Cento idee per cambiare il mondo vengono presentate a Berlino, e praticamente nessuna è italiana. La conferenza si chiama Falling Walls, e si tiene ogni anno il 9 novembre, in occasione dell’anniversario della Caduta del muro di Berlino. È la “finale” di un processo di selezione che dura mesi, con preselezioni che si sono tenute a san Paolo in Brasile, a Mosca, a Johannesburg a Londra e a Los Angeles. A Berlino si presentano le idee in tre minuti, e poi le tre idee più “intriganti” (che vuol dir poco, ma tanto era scritto sul programma) ricevono un premio, oltre a – vivaddio – un emolumento.
È diverso dall’ottimo e celebratissimo Ted: qui si presentano quasi solo ricercatori da tutti i settori del conoscere. Scorrendo la lista dei partecipanti, si leggono progetti dedicati ai Catalytic quantum-size effects, o il copyright digitale, o il paradosso di Kafka (una ricercatrice di Göttingen ha deciso di utilizzare metodi quantitativo-statistici per analizzare il povero Kafka, che in quanto morto non si può difendere). Se può sembrare una conferenza in bilico tra Nobel e Ignobel, forse lo è – ma in realtà è solo un ottimo contesto per dar spazio alla creatività della conoscenza.
Anche perché la partecipazione è presa estremamente sul serio: sono in mostra le principali università del pianeta. E tra di esse spicca il nome di Pasquale De Caprio e dell’Università di Napoli. Una volta intervistato si rivela però che il ragazzo risiede da quasi tre anni in Germania, parla un ottimo tedesco, e sta cercando un post-doc nel freddo paese mitteleuropeo. E il suo tema parla proprio di Germania: la creazione di un “Museo della Ddr”. De Caprio è diplomatico: «non so perché sono l’unico italiano», dichiara con distacco che sembrerebbe mutuato dalla patria adottiva. Sembrerebbe che «struttura e soldi» facciano la differenza.
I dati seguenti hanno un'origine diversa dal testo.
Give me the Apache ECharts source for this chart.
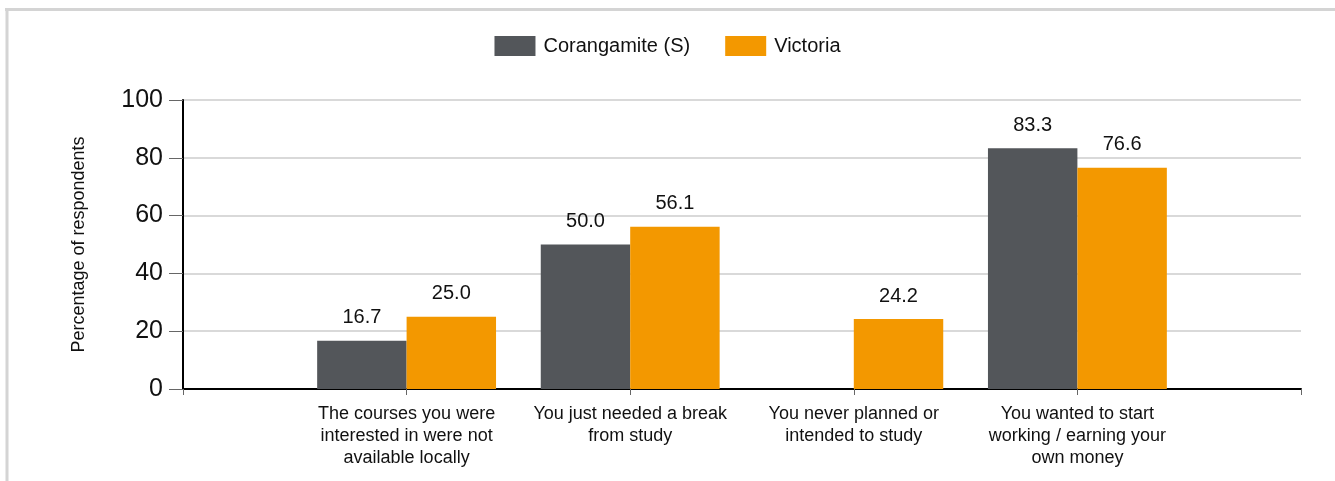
<!DOCTYPE html>
<html>
<head>
<meta charset="utf-8">
<script src="https://cdn.jsdelivr.net/npm/echarts@6/dist/echarts.min.js"></script>
<style>
html,body{margin:0;padding:0;background:#fff;}
#chart{width:1335px;height:481px;}
</style>
</head>
<body>
<div id="chart"></div>
<script>
var categories = [
  'The courses you were\ninterested in were not\navailable locally',
  'You just needed a break\nfrom study',
  'You never planned or\nintended to study',
  'You wanted to start\nworking / earning your\nown money'
];
var seriesNames = ['Corangamite (S)', 'Victoria'];
var corangamite = [16.7, 50.0, 0, 83.3];
var victoria = [25.0, 56.1, 24.2, 76.6];
var yTicks = [0, 20, 40, 60, 80, 100];

var chart = echarts.init(document.getElementById('chart'));
var font = 'Liberation Sans, Arial, sans-serif';
function pad(a){ return [null].concat(a).concat([null]); }
var labelCfg = {
  show: true, position: 'top', distance: 13,
  fontFamily: font, fontSize: 20, color: '#111',
  formatter: function(p){ return (p.value === null || p.value === 0) ? '' : p.value.toFixed(1); }
};
chart.setOption({
  animation: false,
  textStyle: {fontFamily: font},
  graphic: [
    {type: 'line', shape: {x1: 5, y1: 9.5, x2: 1335, y2: 9.5}, style: {stroke: '#d4d4d4', lineWidth: 3}},
    {type: 'line', shape: {x1: 7, y1: 8, x2: 7, y2: 481}, style: {stroke: '#d4d4d4', lineWidth: 3}}
  ],
  legend: {
    data: seriesNames,
    top: 31, left: 'center',
    itemWidth: 41, itemHeight: 20, itemGap: 35,
    icon: 'rect',
    textStyle: {fontFamily: font, fontSize: 20, color: '#111', padding: [0, 0, 0, 3]}
  },
  grid: {left: 183, right: 34, top: 100, bottom: 92, containLabel: false},
  xAxis: {
    type: 'category',
    data: [''].concat(categories).concat(['']),
    boundaryGap: false,
    axisLine: {lineStyle: {color: '#000', width: 2}},
    axisTick: {show: true, length: 6, lineStyle: {color: '#666', width: 1}},
    axisLabel: {interval: 0, fontFamily: font, fontSize: 18, lineHeight: 22, color: '#111', margin: 14},
    splitLine: {show: false}
  },
  yAxis: {
    type: 'value',
    min: yTicks[0], max: yTicks[yTicks.length - 1], interval: 20,
    name: 'Percentage of respondents',
    nameLocation: 'middle', nameRotate: 90, nameGap: 95,
    nameTextStyle: {fontFamily: font, fontSize: 18, color: '#111'},
    axisLine: {show: true, lineStyle: {color: '#000', width: 2}},
    axisTick: {show: true, length: 14, lineStyle: {color: '#666', width: 1}},
    axisLabel: {fontFamily: font, fontSize: 25, color: '#111', margin: 20},
    splitLine: {show: true, lineStyle: {color: '#d9d9d9', width: 2}}
  },
  series: [
    {name: seriesNames[0], type: 'bar', data: pad(corangamite), barGap: '0%', barCategoryGap: '20%',
     itemStyle: {color: '#53565a'}, label: labelCfg},
    {name: seriesNames[1], type: 'bar', data: pad(victoria), barGap: '0%', barCategoryGap: '20%',
     itemStyle: {color: '#f39800'}, label: labelCfg}
  ]
});
</script>
</body>
</html>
A scorrere di nuovo la lista, appare anche un altro istituto italiano, l’Università di Chieti-Pescara, con il brasiliano Edson Filho e il suo progetto sulle interazioni multi-brain. È una coraggiosa testimonianza in un contesto che sembra favorire l’intraprendenza di paesi anglosassoni, e ovviamente tantissima Germania, a parte i paesi in via di sviluppo. Raccogliamo l’opinione di Hend El Tayebi, giovanissima ricercatrice contro il cancro al fegato al Cairo: «apprezzo la possibilità di entrare in contatto con idee molto diverse rispetto a quelle nelle quali mi concentro, e ispira molto».
Sembra quindi che, a parte i motivi di scala e finanziamento delle istituzioni di ricerca, a limitare la partecipazione sia un discorso d’intraprendenza dei ricercatori. «C’è quasi timore a mettersi in mostra nei confronti dei professori, che potrebbero ingelosirsi», dichiara un assai pessimista ricercatore italiano in visita. Forse la verità è che gli italiani non ci hanno neanche provato: la conferenza è nota anche nel nostro paese, tanto che era prevista perfino una visita del ministro dell’Istruzione Chiara Carrozza. Certo è che una visita di un ministro avrebbe potuto fare ben poco per risolvere una questione che sembra riguardare tutto il sistema, fin dalle fondamenta. In Italia, il primo muro che deve cadere è quello dell’intraprendenza dei ricercatori.